Wall Street plunged today, driving the Dow Jones industrials down 370 points after investors saw an unexpected contraction in the service...

Share story

NEW YORK — Wall Street plunged today, driving the Dow Jones industrials down 370 points after investors saw an unexpected contraction in the service sector as evidence the economy is sinking into recession. It was the Dow’s biggest point drop since last August.

The Dow fell 370.03, or 2.9 percent, to 12,265.13, the blue-chip index’s largest one-day point drop since it fell 387 points on Aug. 9, 2007.

Microsoft, one of the 30 Dow stocks, fell $1.12 to close at $29.07. Boeing, also a Dow stock, fell $1.21 to $81.69.

The broader Standard & Poor’s 500 index lost 44.18, or 3.2 percent, closing at 1,336.64, while the Nasdaq composite index lost 73.28, or 3.1 percent, to 2,309.57.

In Monday and today’s trading, the Dow gave up the gains it made last week, when it jumped 4.39 percent. It’s not surprising that the volatile market would pull back; some analysts claim stocks should be near their bottom given how low investor sentiment is right now.

Bond prices jumped as investors sought the safety of government-backed debt. The yield on the benchmark 10-year Treasury note, which moves opposite its price, sank to 3.58 percent from 3.64 percent late Monday.

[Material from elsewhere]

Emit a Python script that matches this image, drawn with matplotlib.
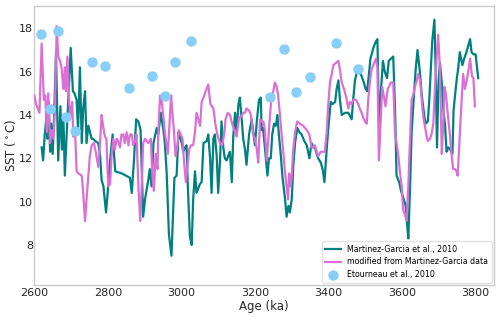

The volatility that pummeled stocks in January returned with the news that the service sector shrank last month for the first time since March 2003. The report from the Institute for Supply Management (ISM) wiped out the nascent optimism about the economy that had sent stocks surging higher last week.

“The report drives a nail into the coffin from investors’ minds that we’re in a recession,” said Todd Salamone, director of trading at Schaeffer’s Investment Research. “That doesn’t mean stock prices in the months ahead will be lower. But when you see headline numbers like this, there tends to be a reactionary sell.”

The ISM said its index of service sector activity, which accounts for about two-thirds of the economy, dropped below 50, a level that indicates contraction. Economists had expected another month of growth.

It’s possible the service sector, which includes businesses ranging from restaurants to retailers to banks, could bounce back in February as the manufacturing sector did in January after its December contraction. The benefit of the Federal Reserve’s two big interest rate cuts in the latter part of January could also help spur the service sector back into growth mode later this year.

Still, the data was particularly worrisome given last week’s Labor Department report, which showed that the U.S. economy lost jobs in January for the first time in more than four years. Together, the two reports indicate that the ongoing credit crisis is dragging down the actual economy.

Fitch Ratings’ plans to lower the rating on more than $100 billion wrapped up in bond funds called collateralized debt obligations added to the host of concerns plaguing Wall Street. Further downgrades would mean the securities — many of which are backed by mortgages — are worth even less than many investors thought. That could cause more problems for struggling banks, brokerages, and bond insurers.

According to JPMorgan equities analyst Thomas J. Lee, the three worst readings on record in the ISM’s service sector index are associated with stocks rising in the ensuing three months — on average, by 6 percent.

The biggest losers in the stock market today were banks, which already suffered huge losses in their investment portfolios last year and are now socking billions of dollars away to prepare for debt-burdened consumers to stop making payments.